You’re not vaccinated
Get your flu shot! “Getting a flu vaccine can help with preventing the spread of this important infection during the winter season,” says Dr. Parodi. While its effectiveness varies each year based on the predominant flu strain in circulation, in general, the flu shot is 65 percent effective at preventing the influenza virus. And even if you do get the flu after you’ve been vaccinated, your symptoms won’t be nearly as bad.
Your job constantly exposes you to germs
When you’re surrounded by dozens of sneezing kids who aren’t so good about covering their coughs or washing their hands, you’re probably going to get sick. Teachers are always going to get more colds,” says Dr. Tweel. “For some people, cold risk comes down to their work environment.”
Working at a daycare, in an office (hello, germy keyboard), or traveling frequently for business can also boost your risk of getting sick.
Obviously, you can’t just switch jobs, so just be extra vigilant when it comes to hand washing—even using an alcohol-based hand-sanitizer can help keep your hands clean in a pinch.
You’re in close quarters
Whether you’re at work or not, you’re probably spending more time in close proximity to others during cold and flu season. “We tend to spend more time indoors in the winter, sharing germs with each other through coughing and sneezing,” says Erich Voigt, MD, an otolaryngologist at NYU Langone Health.
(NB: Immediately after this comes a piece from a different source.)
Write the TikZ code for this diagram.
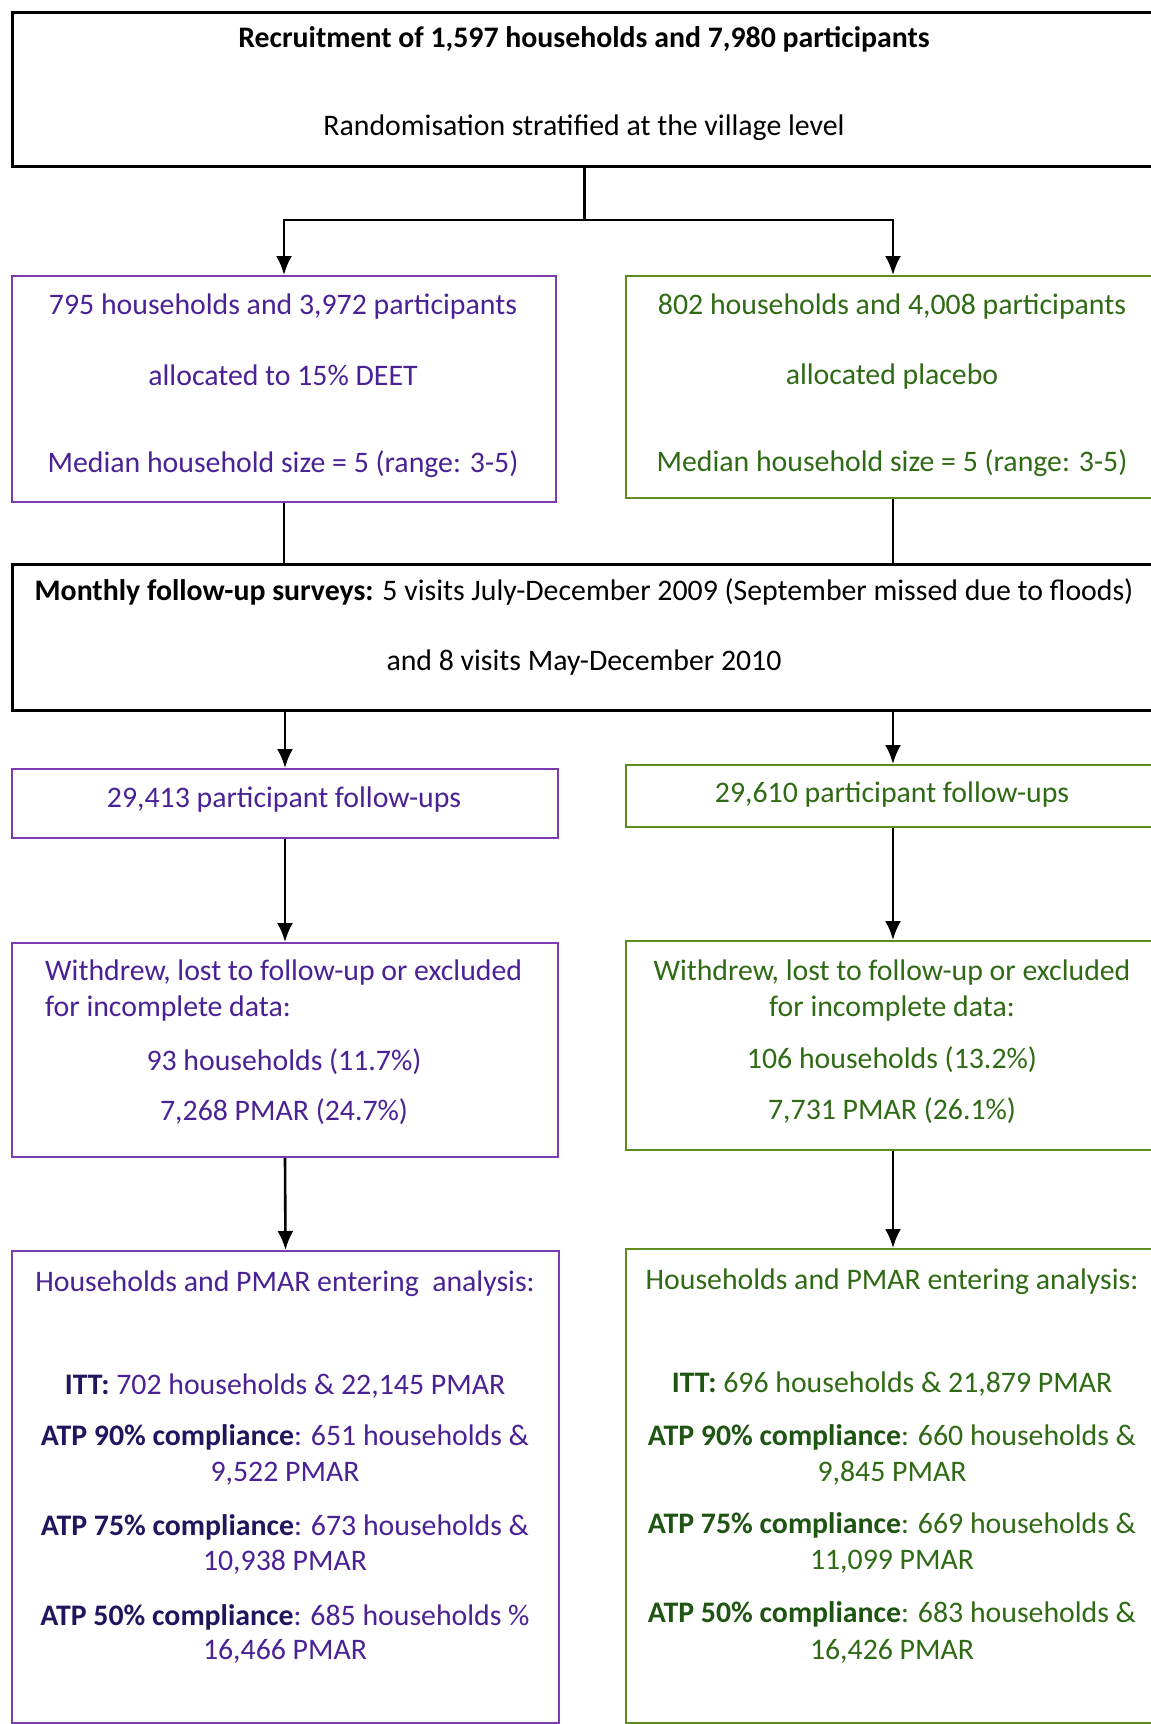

He also says the best way to combat this is with sleep and proper hydration.
You’re skipping your workout
Dr. Voigt also emphasizes the importance of a daily sweat. Regular moderate exercise, even just a daily walk, may boost immune health. In a study published in The American Journal of Medicine, researchers found that overweight women who did moderate exercise for 45 minutes five days per week caught significantly fewer colds over the course of a year than those women who simply stretched for 45 minutes once a week. In fact, by the end of the study, the stretching group had a three-fold higher risk of catching colds.
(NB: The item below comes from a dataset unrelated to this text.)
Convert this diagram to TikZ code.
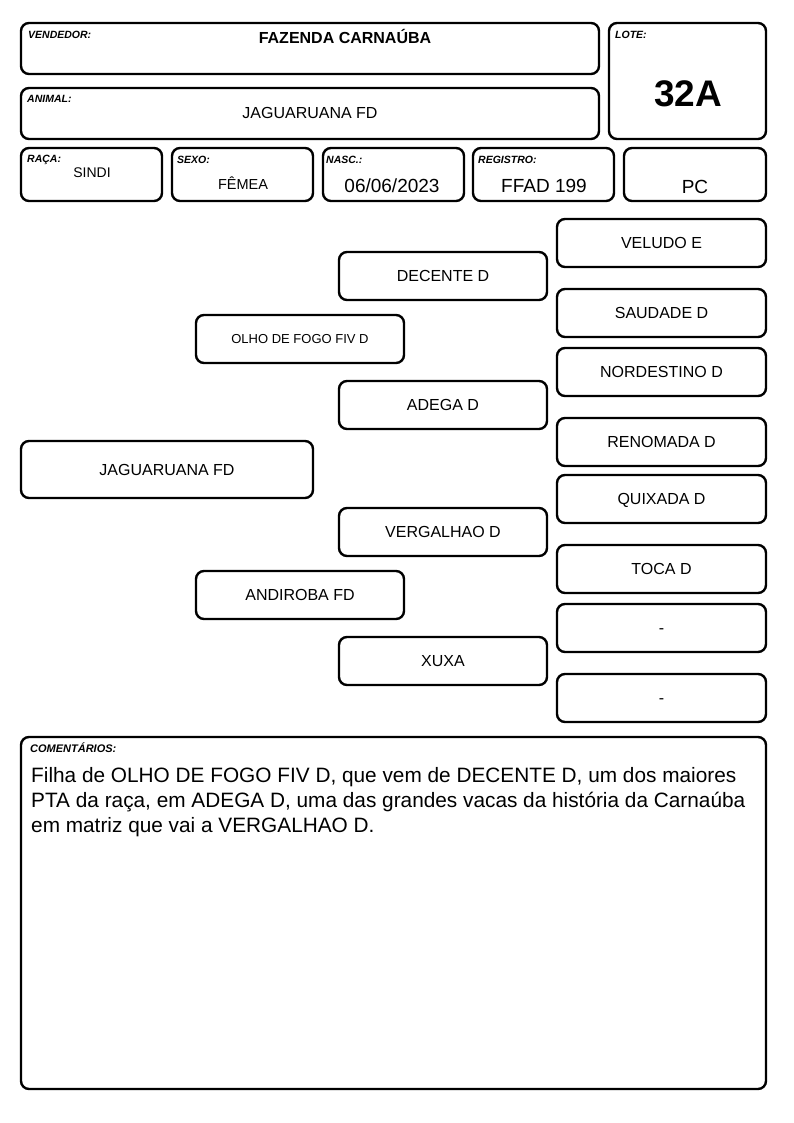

Why? Working out may boost your salivary immunoglobulin A (IgA) levels—an antibody found in your mucus that’s crucial for proper immune function, the researchers note.
You have a compromised immune system
“Certain individuals who have compromised immune systems either from a disease specific to the immune system, certain types of cancers that target the immune system (such as lymphoma or leukemia), or are on medications that suppress the immune system (like chemotherapy) are more susceptible to infections, including colds,” says Dr. Parodi.
Dr. Voigt adds impairments to the immune system can range from subtle to severe. This actually includes low IgA in your blood, which puts you at a higher risk of respiratory infections, he says.
Of course, age also plays a role in the strength of your immune system and cold-fighting abilities. “Infants and the elderly are at a much higher risk for more severe infections due to immune issues,” says Dr. Voigt.
How to prevent and treat a cold
In addition to washing your hands frequently and keeping them away from your face, there are a few other things you can do to prevent a cold: disinfecting your phone and keyboard with Lysol wipes, finding the time to relax and get proper sleep, and eating foods rich in vitamin D (like salmon, eggs, and fortified milk), zinc (like beef and fortified cereal), and probiotics (hello, kombucha!) will work wonders come cold and flu season.